Everything we do and say should be conscious of society, feel inclusive, and uphold the values that we all want to live by. That should be inherent.

But, let’s not be silly, we’re marketers. We are not going to change the world….in a 60-second spot about equality/role models/pay parity….especially alongside a nice shot of an airplane or a new model of car…

But we can reset the norm. We can change the game – firstly, how it’s depicted.

We have to stop looking at, and treating, Women’s soccer/sport as a subset of the male equivalent.

It’s not inferior, in fact here, it’s better. In every way.

As people broadly responsible for delivering work that brings a brand to life, and sells products of course…we, more than most, should be doing that for the sport itself. Not because it’s the right thing to do, but because it’s worthy of all this and more.

People aren’t going to attend more games, buy more jerseys or tune in as they feel it’s the fair thing to do…

We have to start with celebrating the sport and its players for being brilliant – that’s how we as marketers can make a difference. We need to make it as famous as it deserves to be. As a sport, for being a sport.

I also think it’s the best, most credible way to market brands and products too. Making actual connections to the sport, the cultures that surround it and why we love it, to slingshot your brand into the consciousness of fans (old and new) is ‘the right thing to do’. Versus making relatively disingenuous statements about what’s wrong with it, or commitments on how you’re changing it, and then bolting a mass-manufactured product on the end of it.

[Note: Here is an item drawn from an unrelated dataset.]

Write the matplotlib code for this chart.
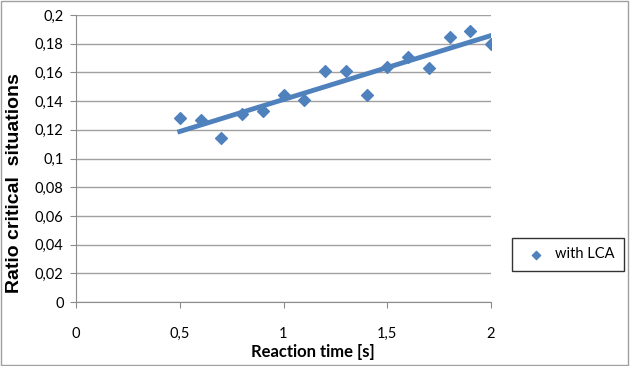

It’s not all doom and gloom. Some brands are on the right side of my opinion… Nike did just about everything right in making the game feel epic. Adidas were reactive in celebrating key moments as they would the men’s game, and financially leveled the playing field with winning bonuses for their athletes. Budweiser also made an impactful statement around what it means to be a supporter of the women’s game, and it being more than just a four-yearly thing. I hope they continue to build the profile of the game.

There’s so much more to get excited about in the women’s soccer game. Let’s start there, with the game itself, it’s where we can make the biggest gains for the sport, the athletes, the fans, your consumers and your brands.

It’s a long road, but lets at least all get on the right side of it first.